‘Maybe Tomorrow’ is how Kaya Mawa translates into English. Perhaps an odd name for the attractive lodge that sits on the remote Likoma Island, in Lake Malawi. But that was my destination.
The flight in took me over beautiful rolling hills of the Malawian highlands. Wow. The lake was so clean and calm. The colours ranged from bright turquoise in the shallows to rich blues in the deep water. There were no speed boats or large vessels in sight. It looked so tranquil. All you could hear were the birds singing.
There was hardly anyone in sight, until I reached the island itself. Likoma is closer to Mozambique than Malawi, lying in the far eastern waters of Lake Malawi. This beautiful lake – the third largest in Africa – has an incredibly diverse freshwater ecosystem, with hundreds of species of fish.
Our pilot flew at a low level, so that we could take photographs of the lake. As we approached the island, I noticed that it was covered with mango trees and ancient baobabs – encircled by glorious sandy beaches and rocky coves. It is nothing like Mauritius or the Seychelles. The island remains almost unchanged since its discovery by Scottish missionaries at the end of the nineteenth century.
With excitement, I got off the plane and rushed to our transfer vehicle. I totally forgot my luggage, as I could not wait to be on the beach – I felt completely at home. As I drove through the local villages, kids stood by the road, waving with excitement. It really showed how friendly and warm the people of Malawi are.
As soon as we got to the lodge, I quickly removed my shoes and ran to the beach. I felt like a little girl who had been released into a sweet shop. There was lots to do: swimming, snorkelling, kayaking, sailing and quad biking. I opted to go kayaking on the serene waters of the lake, negotiating rocky spurs and following the sandy shoreline.
After my waterborne adventure, I went to my room. This was apparently the best room on the island – creating much envy amongst my travelling buddies. Known as ‘Madima House’, it was situated at the far end of the Kaya Mawa beach. In order to get to it, I had to negotiate some stairs, but was immediately greeted with a plunge pool that overlooked the lake.

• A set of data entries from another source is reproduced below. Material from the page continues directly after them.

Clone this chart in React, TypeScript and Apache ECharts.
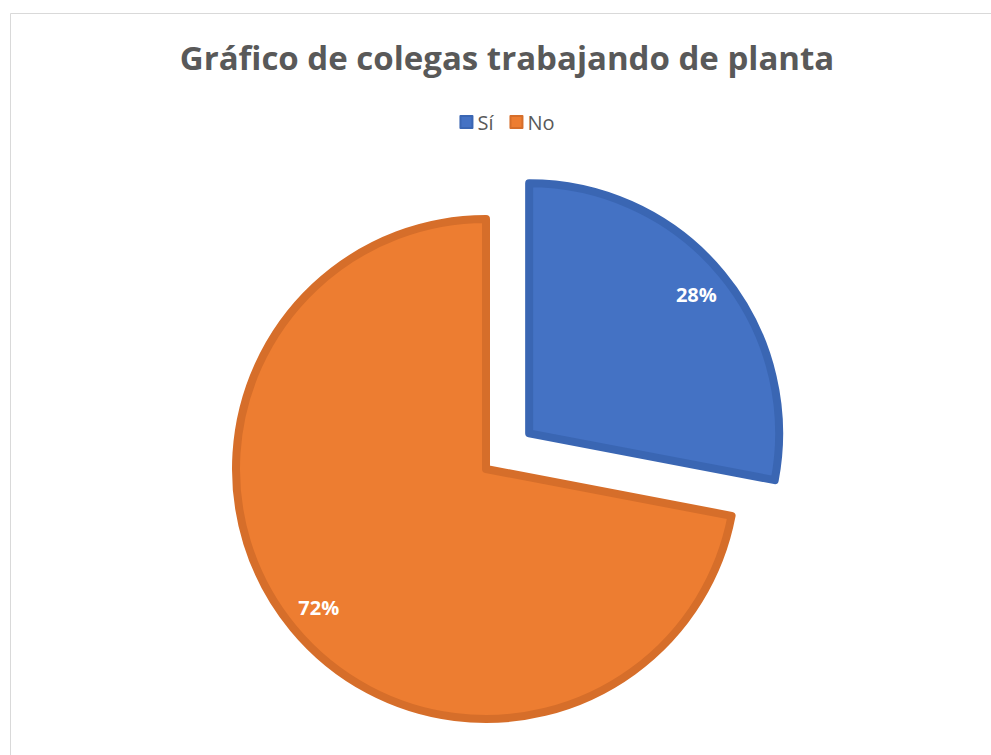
import React, { useEffect, useRef } from "react";
import * as echarts from "echarts";

const titleText = "Gráfico de colegas trabajando de planta";
const categories = ["Sí", "No"];
const values = [28, 72];
const fillColors = ["#4472C4", "#ED7D31"];
const borderColors = ["#3A66B3", "#D66E2A"];

export default function App() {
  const ref = useRef<HTMLDivElement>(null);
  useEffect(() => {
    if (!ref.current) return;
    const chart = echarts.init(ref.current, undefined, { renderer: "svg" });
    const baseData = categories.map((name, i) => ({
      name,
      value: values[i],
      selected: i === 0,
      itemStyle: { color: fillColors[i], borderColor: borderColors[i], borderWidth: 8 },
    }));
    const labelData = categories.map((name, i) => ({
      name,
      value: values[i],
      selected: i === 0,
    }));
    chart.setOption({
      animation: false,
      backgroundColor: "#ffffff",
      title: {
        text: titleText,
        left: "center",
        top: 36,
        textStyle: {
          fontFamily: "Open Sans",
          fontWeight: "bold",
          fontSize: 33,
          color: "#595959",
        },
      },
      legend: {
        data: categories,
        left: "center",
        top: 107,
        icon: "rect",
        itemWidth: 12,
        itemHeight: 12,
        itemGap: 16,
        textStyle: { fontFamily: "Open Sans", fontSize: 20, color: "#595959" },
        selectedMode: false,
      },
      graphic: [
        {
          type: "rect",
          shape: { x: 10.5, y: 13.5, width: 1100, height: 800 },
          style: { fill: "none", stroke: "#D9D9D9", lineWidth: 1 },
          silent: true,
          z: -10,
        },
      ],
      series: [
        {
          type: "pie",
          center: [486, 469],
          radius: [0, 250],
          startAngle: 90,
          clockwise: true,
          selectedMode: "single",
          selectedOffset: 56,
          label: { show: false },
          labelLine: { show: false },
          emphasis: { disabled: true },
          data: baseData,
        },
        {
          type: "pie",
          center: [486, 469],
          radius: [176, 252],
          startAngle: 90,
          clockwise: true,
          selectedMode: "single",
          selectedOffset: 56,
          silent: true,
          itemStyle: { color: "transparent" },
          label: {
            show: true,
            position: "inside",
            formatter: (p: any) => p.percent.toFixed(0) + "%",
            fontFamily: "Open Sans",
            fontWeight: "bold",
            fontSize: 20,
            color: "#ffffff",
          },
          labelLine: { show: false },
          emphasis: { disabled: true },
          data: labelData,
        },
      ],
    });
    return () => chart.dispose();
  }, []);
  return (
    <div style={{ position: "absolute", left: 0, top: 0, width: 991, height: 755, overflow: "hidden" }}>
      <div ref={ref} style={{ position: "absolute", left: 0, top: 0, width: 1014, height: 755 }} />
    </div>
  );
}
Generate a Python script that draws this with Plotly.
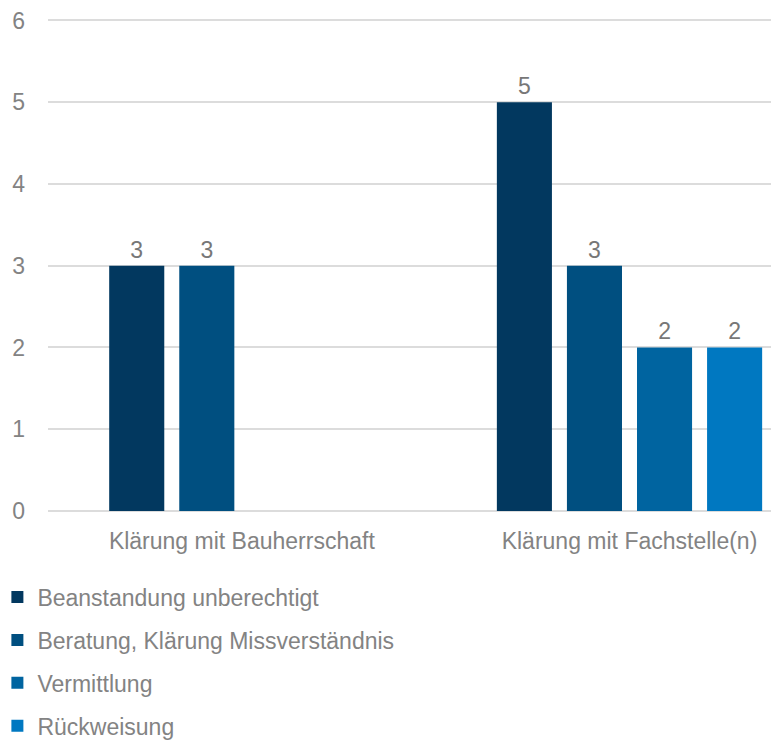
import plotly.graph_objects as go

categories = ["Klärung mit Bauherrschaft", "Klärung mit Fachstelle(n)"]
series_names = ["Beanstandung unberechtigt", "Beratung, Klärung Missverständnis", "Vermittlung", "Rückweisung"]
beanstandung = [3, 5]
beratung = [3, 3]
vermittlung = [None, 2]
rueckweisung = [None, 2]
colors = ["#02385f", "#004f80", "#0064a0", "#0078c1"]
y_ticks = [0, 1, 2, 3, 4, 5, 6]

FONT = "Liberation Sans"
GRAY = "#838383"
FS = 23

fig = go.Figure()
for i, (name, vals) in enumerate(zip(series_names, [beanstandung, beratung, vermittlung, rueckweisung])):
    fig.add_trace(go.Bar(
        x=categories, y=vals, name=name,
        marker=dict(color=colors[i], line=dict(width=0)),
        text=[("" if v is None else str(v)) for v in vals],
        textposition="outside",
        textfont=dict(family=FONT, size=FS, color="#777777"),
        cliponaxis=False,
        legendgroup=f"g{i}",
    ))

fig.update_layout(
    width=771, height=740,
    margin=dict(l=48, r=0, t=18, b=229, autoexpand=False),
    paper_bgcolor="white", plot_bgcolor="white",
    barmode="group", bargap=0.277, bargroupgap=0.214,
    font=dict(family=FONT, color=GRAY, size=FS),
    showlegend=True,
    legend=dict(
        orientation="v", x=-0.07, xanchor="left", y=-0.131, yanchor="top",
        font=dict(family=FONT, size=FS, color=GRAY),
        traceorder="grouped", tracegroupgap=10,
        itemclick=False,
    ),
    xaxis=dict(
        type="category", range=[-0.5, 1.365],
        showgrid=False, showline=False, zeroline=False,
        tickfont=dict(family=FONT, size=FS, color=GRAY),
        ticks="", ticklabelstandoff=14,
    ),
    yaxis=dict(
        range=[0, 6.03], tickvals=y_ticks,
        showgrid=True, gridcolor="#dcdcdc", gridwidth=2,
        zeroline=True, zerolinecolor="#dcdcdc", zerolinewidth=2,
        showline=False, ticks="",
        tickfont=dict(family=FONT, size=FS, color=GRAY),
        ticklabelstandoff=22,
    ),
)

fig.write_html("out.html", config={"displayModeBar": False},
               post_script="document.body.style.margin='0px';")
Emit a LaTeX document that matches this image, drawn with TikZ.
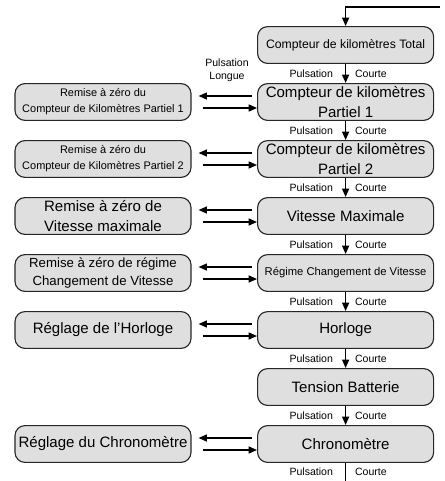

Inside the room there was a private bar area, with a large bedroom next door. This featured an enormous bed. It was an incredibly special house: very spacious and with uninterrupted views of the lake. No beach boys, no noisy speedboats and no pollution whatsoever. My busy life in the UK seemed far away and my worries evaporated as I relaxed in this tranquil retreat.
Away from my room, I took time to explore the rest of the island. This sleepy idyll has little in the way of modernity, but it is home to the third largest cathedral in Central Africa. Built in 1903, this impressive building is the size of Winchester Cathedral. However, Likoma generally feels quiet and forgotten. It is only 17 square kilometres in size, with one gravel road running along its spine. Even this is rarely used, with just five vehicles on the whole island.
One thing that stuck out was how friendly and laid-back the locals were. I really felt like I was stepping back in time. It’s the kind of place where they still practice the African tradition that a child is brought up by the whole village. Everyone knows everyone; people look out for each other.
This reminded me that, although we have gained so much in the West, perhaps there are also things we have lost. I revelled in the tranquillity and intimacy of this island. I only hope that others can also discover its beauty and solitude.